Malmö Net Spezial by adidas Consortium
Of city-break destinations, Malmö might not have the obvious cache of, say, Barcelona, Amsterdam or Paris – or even Copenhagen, over the Øresund Bridge. In truth, this functional gateway into the Scandinavian Peninsula is perhaps as unlikely the setting of a gritty cop drama (The Bridge) as it is the jumping-off point for a shoe. And yet here is the latest entry in adidas’ City Series, based on the Handball model of the late 1970s, renamed in honour of the birthplace of the shy and retiring Mr Zlatan Ibrahimović. This shoe, too, is proudly Swedish, emblazoned in the original colours of the nation’s flag, which themselves are drawn from Sweden’s 1442 coat of arms, but perhaps today also conjure images of flat-pack furniture and meatballs. (The official Pantone references are 301 C and 116 C, although adidas has opted for “Bold Gold”.) In any case, it makes for a worthy pitstop on the sportswear brand’s ongoing European tour.

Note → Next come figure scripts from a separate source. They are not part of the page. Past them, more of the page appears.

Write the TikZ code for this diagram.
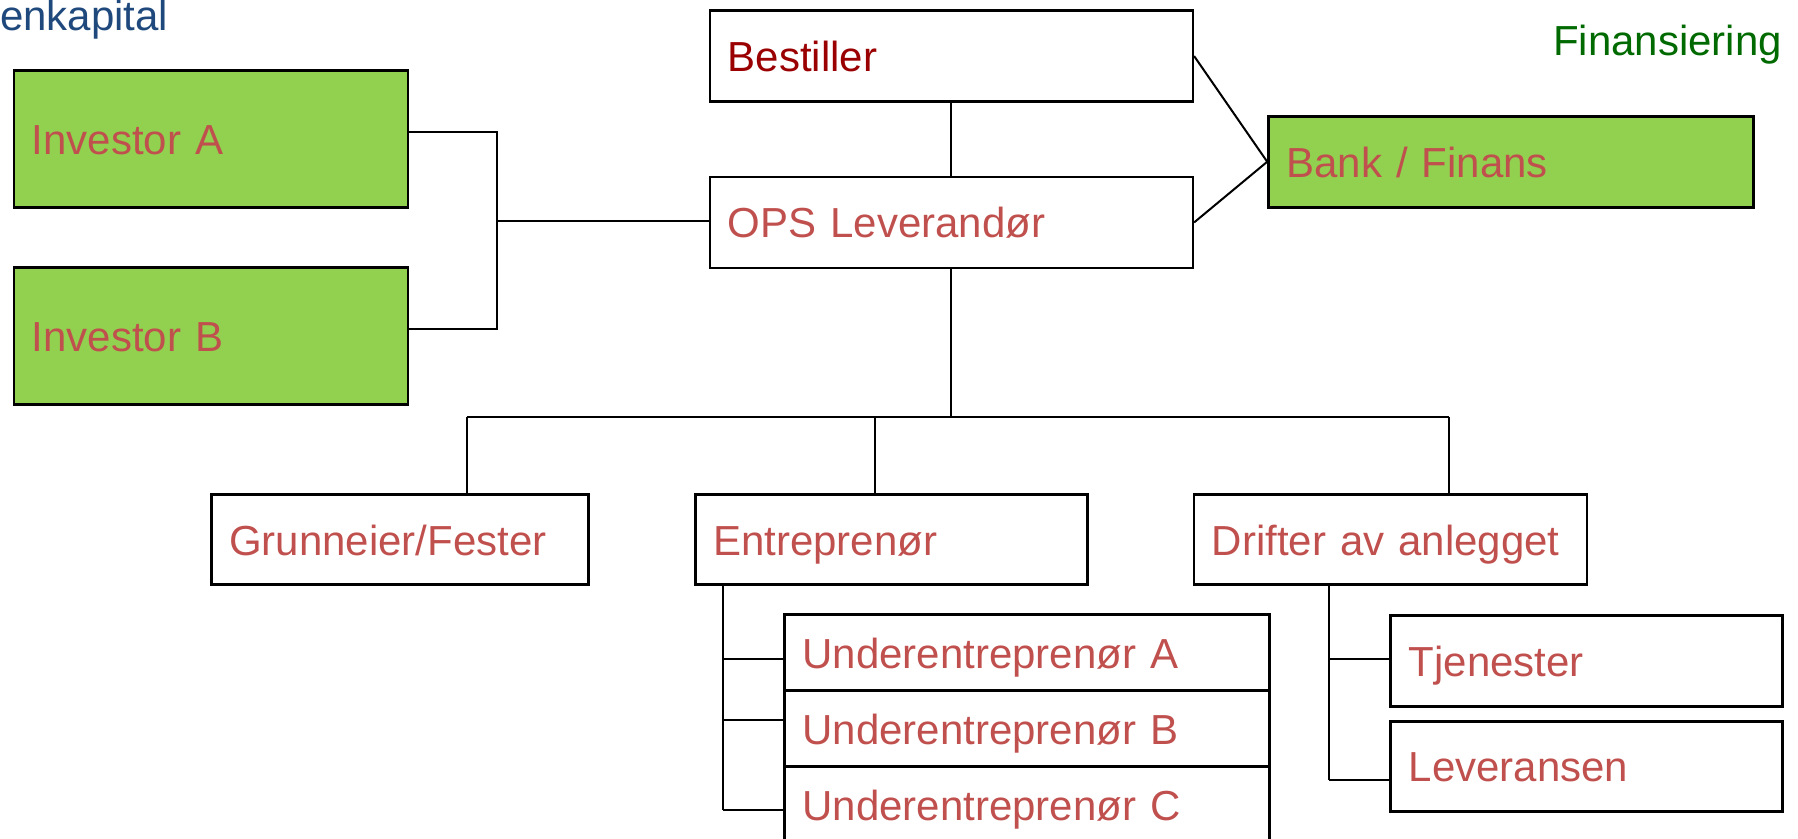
\documentclass[tikz,border=0pt]{standalone}
\usepackage{fontspec}
\setmainfont{Liberation Sans}
\definecolor{txtred}{HTML}{C0504D}
\definecolor{darkred}{HTML}{9A0000}
\definecolor{fillgreen}{HTML}{92D050}
\definecolor{titlegreen}{HTML}{006A00}
\definecolor{titleblue}{HTML}{1F497D}
\begin{document}
\begin{tikzpicture}[x=1pt,y=-1pt,
  box/.style={draw, line width=2.5pt, inner xsep=18pt, inner ysep=0pt, anchor=north west,
    align=left, text height=31pt, text depth=0pt, text=txtred,
    font=\fontsize{42}{48}\selectfont},
  gbox/.style={box, fill=fillgreen},
  conn/.style={draw, line width=2pt},
  title/.style={inner sep=0pt, font=\fontsize{42}{48}\selectfont}]
\useasboundingbox (0,0) rectangle (1798,838);

% titles
\node[title, text=titleblue, anchor=base west] (tEgen) at (0,30.7) {enkapital};
\node[title, text=titlegreen, anchor=base east] (tFin) at (1782,55) {Finansiering};

% boxes
\node[gbox, minimum width=394, minimum height=137, text width=358] (invA) at (12.5,69.3) {Investor A};
\node[gbox, minimum width=394, minimum height=137, text width=358] (invB) at (12.5,266) {Investor B};
\node[box, text=darkred, minimum width=483, minimum height=91, text width=447] (best) at (708.6,9.3) {Bestiller};
\node[box, minimum width=483, minimum height=91, text width=447] (ops) at (708.6,175.7) {OPS Leverandør};
\node[gbox, minimum width=485, minimum height=91, text width=449] (bank) at (1267.2,115) {Bank / Finans};
\node[box, minimum width=377, minimum height=90, text width=341] (grun) at (210,493.3) {Grunneier/Fester};
\node[box, minimum width=392, minimum height=90, text width=356] (entr) at (694,493.3) {Entreprenør};
\node[box, minimum width=393, minimum height=90, text width=357] (drift) at (1192.5,493.3) {Drifter av anlegget};
\node[box, minimum width=485, minimum height=76, text width=449] (ua) at (783.2,613.3) {Underentreprenør A};
\node[box, minimum width=485, minimum height=76, text width=449] (ub) at (783.2,689.3) {Underentreprenør B};
\node[box, minimum width=485, minimum height=76, text width=449] (uc) at (783.2,765.3) {Underentreprenør C};
\node[box, minimum width=392, minimum height=91, text width=356] (tjen) at (1389.4,614) {Tjenester};
\node[box, minimum width=392, minimum height=90, text width=356] (lev) at (1389.4,720) {Leveransen};

% connector points
\coordinate (jInv) at (497,221);
\coordinate (bus) at (950.2,417.3);
\coordinate (bG) at (467,417.3);
\coordinate (bE) at (875.2,417.3);
\coordinate (bD) at (1449.4,417.3);
\coordinate (e1) at (723.3,659);
\coordinate (e2) at (723.3,720.3);
\coordinate (e3) at (723.3,810);
\coordinate (d1) at (1328.6,659);
\coordinate (d2) at (1328.6,780);

% connectors
\draw[conn] ([yshift=7pt]invA.east) -| (jInv) |- ([yshift=7pt]invB.east);
\draw[conn] (jInv) -- (jInv -| ops.west);
\draw[conn] (best.south) -- (ops.north);
\draw[conn] (best.east) -- (bank.west);
\draw[conn] (ops.east) -- (bank.west);
\draw[conn] (ops.south) -- (ops.south |- bus);
\draw[conn] (bG) -- (bD);
\draw[conn] (bG) -- (bG |- grun.north);
\draw[conn] (bE) -- (bE |- entr.north);
\draw[conn] (bD) -- (bD |- drift.north);
\draw[conn] (e1 |- entr.south) -- (e3);
\draw[conn] (e1) -- (e1 -| ua.west);
\draw[conn] (e2) -- (e2 -| ub.west);
\draw[conn] (e3) -- (e3 -| uc.west);
\draw[conn] (d1 |- drift.south) -- (d2);
\draw[conn] (d1) -- (d1 -| tjen.west);
\draw[conn] (d2) -- (d2 -| lev.west);
\end{tikzpicture}
\end{document}
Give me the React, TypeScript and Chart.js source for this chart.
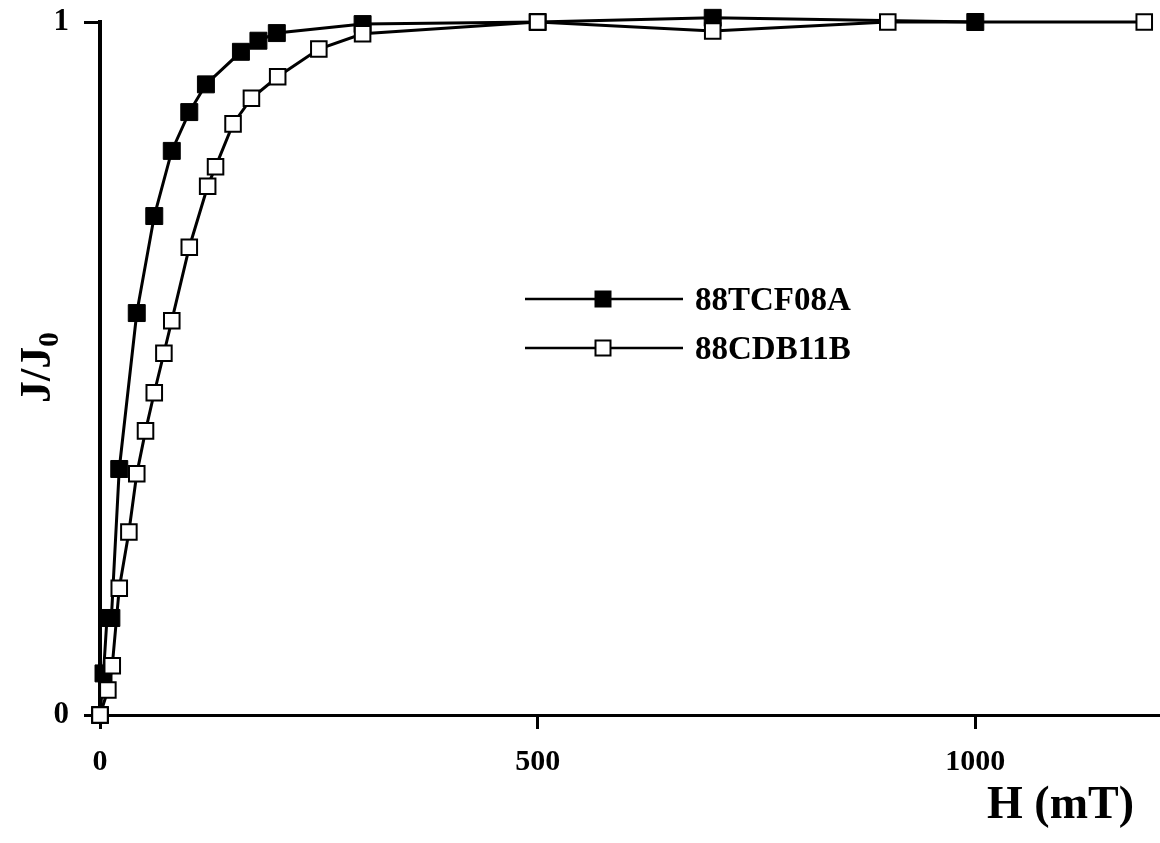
import React, { useEffect, useRef } from "react";
import { Chart, registerables } from "chart.js";

Chart.register(...registerables);

const seriesALabel = "88TCF08A";
const seriesAx = [0, 4, 8, 13, 22, 42, 62, 82, 102, 121, 161, 181, 202, 300, 500, 700, 1000];
const seriesAy = [0, 0.06, 0.14, 0.14, 0.355, 0.58, 0.72, 0.814, 0.87, 0.91, 0.957, 0.973, 0.984, 0.997, 1.0, 1.006, 1.0];

const seriesBLabel = "88CDB11B";
const seriesBx = [0, 9, 14, 22, 33, 42, 52, 62, 73, 82, 102, 123, 132, 152, 173, 203, 250, 300, 500, 700, 900, 1193];
const seriesBy = [0, 0.036, 0.071, 0.183, 0.264, 0.348, 0.41, 0.465, 0.522, 0.569, 0.675, 0.763, 0.791, 0.853, 0.89, 0.921, 0.961, 0.983, 1.0, 0.987, 1.0, 1.0];

const xTickValues = [0, 500, 1000];
const yTickValues = [0, 1];
const xTitle = "H (mT)";
const yTitleMain = "J/J";
const yTitleSub = "0";

const FONT = '"Liberation Serif", "Times New Roman", serif';

const toPoints = (xs: number[], ys: number[]) => xs.map((x, i) => ({ x, y: ys[i] }));

const decorPlugin = {
  id: "decor",
  afterDraw(chart: any) {
    const ctx = chart.ctx;
    ctx.save();
    ctx.fillStyle = "#000";
    // x axis title
    ctx.font = `bold 46px ${FONT}`;
    ctx.textAlign = "right";
    ctx.textBaseline = "alphabetic";
    ctx.fillText(xTitle, 1134, 818);
    // y axis title with subscript
    ctx.textAlign = "left";
    ctx.translate(50, 403);
    ctx.rotate(-Math.PI / 2);
    ctx.font = `bold 44px ${FONT}`;
    ctx.fillText(yTitleMain, 0, 0);
    const w = ctx.measureText(yTitleMain).width;
    ctx.font = `bold 29px ${FONT}`;
    ctx.fillText(yTitleSub, w, 8);
    ctx.restore();

    // legend
    ctx.save();
    const items = chart.data.datasets;
    const legendRows = [
      { ds: items.find((d: any) => d.label === seriesALabel), y: 299 },
      { ds: items.find((d: any) => d.label === seriesBLabel), y: 348 },
    ];
    legendRows.forEach(({ ds, y }: any) => {
      ctx.strokeStyle = "#000";
      ctx.lineWidth = 2.5;
      ctx.beginPath();
      ctx.moveTo(525, y);
      ctx.lineTo(683, y);
      ctx.stroke();
      const s = 15;
      ctx.fillStyle = ds.pointBackgroundColor;
      ctx.fillRect(603 - s / 2, y - s / 2, s, s);
      ctx.lineWidth = 2;
      ctx.strokeRect(603 - s / 2, y - s / 2, s, s);
      ctx.fillStyle = "#000";
      ctx.font = `bold 33px ${FONT}`;
      ctx.textAlign = "left";
      ctx.textBaseline = "middle";
      ctx.fillText(ds.label, 695, y + 2);
    });
    ctx.restore();
  },
};

export default function App() {
  const canvasRef = useRef<HTMLCanvasElement | null>(null);

  useEffect(() => {
    document.body.style.margin = "0";
    const canvas = canvasRef.current;
    if (!canvas) return;
    const chart = new Chart(canvas, {
      type: "line",
      data: {
        datasets: [
          {
            label: seriesALabel,
            data: toPoints(seriesAx, seriesAy),
            borderColor: "#000",
            borderWidth: 3,
            pointStyle: "rect",
            pointRadius: 12,
            pointBackgroundColor: "#000",
            pointBorderColor: "#000",
            pointBorderWidth: 1,
            tension: 0,
            clip: false,
            order: 2,
          } as any,
          {
            label: seriesBLabel,
            data: toPoints(seriesBx, seriesBy),
            borderColor: "#000",
            borderWidth: 3,
            pointStyle: "rect",
            pointRadius: 11,
            pointBackgroundColor: "#fff",
            pointBorderColor: "#000",
            pointBorderWidth: 2,
            tension: 0,
            clip: false,
            order: 1,
          } as any,
        ],
      },
      options: {
        responsive: false,
        animation: false,
        layout: { autoPadding: false, padding: { top: 22, left: 0, right: 0, bottom: 0 } },
        plugins: {
          legend: { display: false },
          tooltip: { enabled: false },
        },
        scales: {
          x: {
            type: "linear",
            min: 0,
            max: 1211,
            afterFit: (scale: any) => {
              scale.height = 128;
              scale.paddingLeft = 0;
              scale.paddingRight = 0;
            },
            afterBuildTicks: (scale: any) => {
              scale.ticks = xTickValues.map((v) => ({ value: v }));
            },
            ticks: {
              includeBounds: false,
              color: "#000",
              font: { family: FONT, size: 30, weight: "bold" },
              padding: 15,
              maxRotation: 0,
              callback: (v: any) => String(v),
            },
            grid: {
              display: true,
              drawOnChartArea: false,
              drawTicks: true,
              tickLength: 14,
              tickWidth: 3,
              tickColor: "#000",
            },
            border: { display: true, color: "#000", width: 3 },
          },
          y: {
            type: "linear",
            min: 0,
            max: 1,
            afterFit: (scale: any) => {
              scale.width = 100;
              scale.paddingTop = 0;
              scale.paddingBottom = 0;
            },
            afterBuildTicks: (scale: any) => {
              scale.ticks = yTickValues.map((v) => ({ value: v }));
            },
            ticks: {
              color: "#000",
              font: { family: FONT, size: 31, weight: "bold" },
              padding: 15,
              callback: (v: any) => String(v),
            },
            grid: {
              display: true,
              drawOnChartArea: false,
              drawTicks: true,
              tickLength: 16,
              tickWidth: 3,
              tickColor: "#000",
            },
            border: { display: true, color: "#000", width: 4 },
          },
        },
      },
      plugins: [decorPlugin],
    });
    return () => chart.destroy();
  }, []);

  return (
    <div style={{ width: 1160, height: 843 }}>
      <canvas ref={canvasRef} width={1160} height={843} style={{ display: "block" }} />
    </div>
  );
}
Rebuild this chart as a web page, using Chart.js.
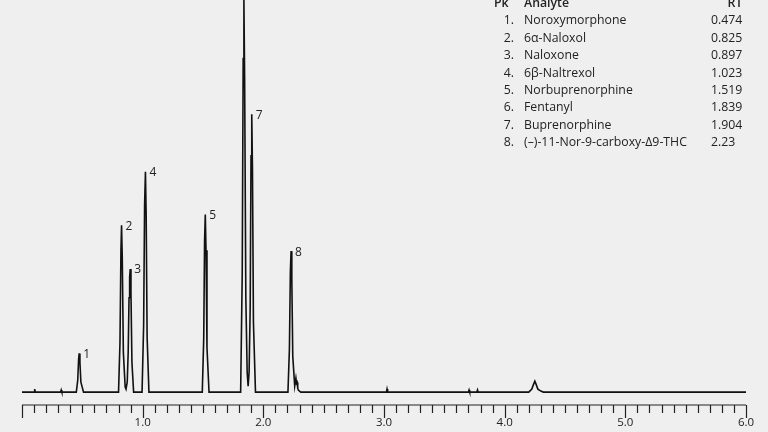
<!DOCTYPE html>
<html><head><meta charset="utf-8">
<script src="https://cdn.jsdelivr.net/npm/chart.js@4"></script>
<style>
body{margin:0;background:#efefef;font-family:"Open Sans",sans-serif;}
#wrap{position:relative;width:768px;height:432px;}
#tbl{position:absolute;left:494px;top:-6px;font-size:12.3px;color:#222;border-collapse:collapse;}
#tbl td{padding:0;height:17.4px;line-height:17.4px;}
#tbl th{padding:0;height:17.4px;font-weight:600;text-align:left;}
</style></head><body>
<div id="wrap"><canvas id="chart" width="768" height="432"></canvas>
<table id="tbl"></table></div>
<script>
// peak table
const peakNames = ['Noroxymorphone','6α-Naloxol','Naloxone','6β-Naltrexol','Norbuprenorphine','Fentanyl','Buprenorphine','(–)-11-Nor-9-carboxy-Δ9-THC'];
const peakRT = ['0.474','0.825','0.897','1.023','1.519','1.839','1.904','2.23'];
// apex of each numbered peak (time, signal)
const apexTime = [0.474,0.825,0.897,1.023,1.519,1.839,1.904,2.23];
const apexSignal = [39,168,124,222,179,395,280,142];
// x axis labels (minutes)
const xTickLabels = [1.0,2.0,3.0,4.0,5.0,6.0];

// chromatogram trace
const traceTime = [0,0.10,0.105,0.11,0.32,0.325,0.33,
 0.45,0.462,0.469,0.474,0.48,0.488,0.51,
 0.80,0.812,0.82,0.825,0.831,0.84,0.855,0.862,0.872,0.88,0.887,0.892,0.897,0.903,0.911,0.925,
 0.995,1.008,1.016,1.023,1.029,1.037,1.052,
 1.494,1.506,1.513,1.519,1.525,1.533,1.55,
 1.812,1.825,1.833,1.839,1.845,1.855,1.866,1.874,1.882,1.891,1.898,1.904,1.910,1.918,1.935,
 2.204,2.216,2.224,2.23,2.236,2.244,2.26,2.27,2.275,2.28,2.285,2.29,2.31,
 3.02,3.025,3.03,3.7,3.705,3.71,3.77,3.775,3.78,
 4.20,4.225,4.24,4.25,4.26,4.275,4.30,4.32,6.0];
const traceSignal = [0,0,3,0,0,2,0,
 0,12,33,39,30,10,0,
 0,50,143,168,135,40,5,3,10,40,95,116,124,100,30,0,
 0,67,189,222,178,55,0,
 0,54,152,179,143,45,0,
 0,118,336,395,316,95,20,6,20,84,238,280,224,70,0,
 0,43,121,142,114,36,6,14,9,10,4,2,0,
 0,3,0,0,2,0,0,2,0,
 0,3,8,11,8,3,1,0,0];

const tbl = document.getElementById('tbl');
let h = '<tr><th style="width:30px">Pk</th><th style="width:187px">Analyte</th><th style="width:26px;text-align:right">RT</th></tr>';
peakNames.forEach((n,i) => {
  h += '<tr><td style="text-align:right;padding-right:10px">'+(i+1)+'.</td><td>'+n+'</td><td style="text-align:left">'+peakRT[i]+'</td></tr>';
});
tbl.innerHTML = h;

const peakLabels = {
  id: 'peakLabels',
  afterDatasetsDraw(c) {
    const ctx = c.ctx, x = c.scales.x, y = c.scales.y;
    ctx.save();
    ctx.fillStyle = '#222';
    ctx.font = '12px "Open Sans"';
    ctx.textBaseline = 'middle';
    apexTime.forEach((t,i) => {
      if (i === 5) return;
      ctx.fillText(String(i+1), x.getPixelForValue(t)+4, y.getPixelForValue(apexSignal[i])+1);
    });
    // axis line, ticks and labels
    ctx.strokeStyle = '#222';
    ctx.lineWidth = 1.2;
    const top = c.chartArea.bottom;
    ctx.beginPath();
    ctx.moveTo(x.left, top); ctx.lineTo(x.right, top);
    for (let k = 0; k <= 60; k++) {
      const px = Math.round(x.getPixelForValue(k/10))+0.5;
      ctx.moveTo(px, top); ctx.lineTo(px, top + (k % 10 === 0 ? 13 : 8));
    }
    ctx.stroke();
    ctx.font = '11.5px "Open Sans"';
    ctx.textAlign = 'center';
    xTickLabels.forEach(v => ctx.fillText(v.toFixed(1), x.getPixelForValue(v), top + 18));
    ctx.restore();
  }
};

new Chart(document.getElementById('chart'), {
  type: 'line',
  data: { datasets: [{
    data: traceTime.map((t,i) => ({x:t, y:traceSignal[i]})),
    borderColor: '#111', borderWidth: 1.6, pointRadius: 0, tension: 0
  }]},
  options: {
    responsive: false, animation: false,
    layout: { padding: { left: 22, right: 22, top: 0, bottom: 27 } },
    plugins: { legend: { display: false }, tooltip: { enabled: false } },
    scales: {
      x: { type: 'linear', min: 0, max: 6.0, display: false },
      y: { display: false, min: -13, max: 395 }
    }
  },
  plugins: [peakLabels]
});
</script></body></html>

Low Blazer by Nike X Sacai
“Muted” is perhaps not a word readily associated with Sacai’s punk-zine reworking of Nike’s very first basketball shoe. However, there’s no doubt that this dark grey colourway adds a touch of maturity to Ms Chitose Abe’s Frankenstein design. The sneaker itself is an interplay of materials as much as reference points from the Nike archives, with textured leather details layered over the dark suede backdrop. Sacai’s Blazer doubles down on everything from Swooshes to tongues as a reminder that this is far more than your average reissue.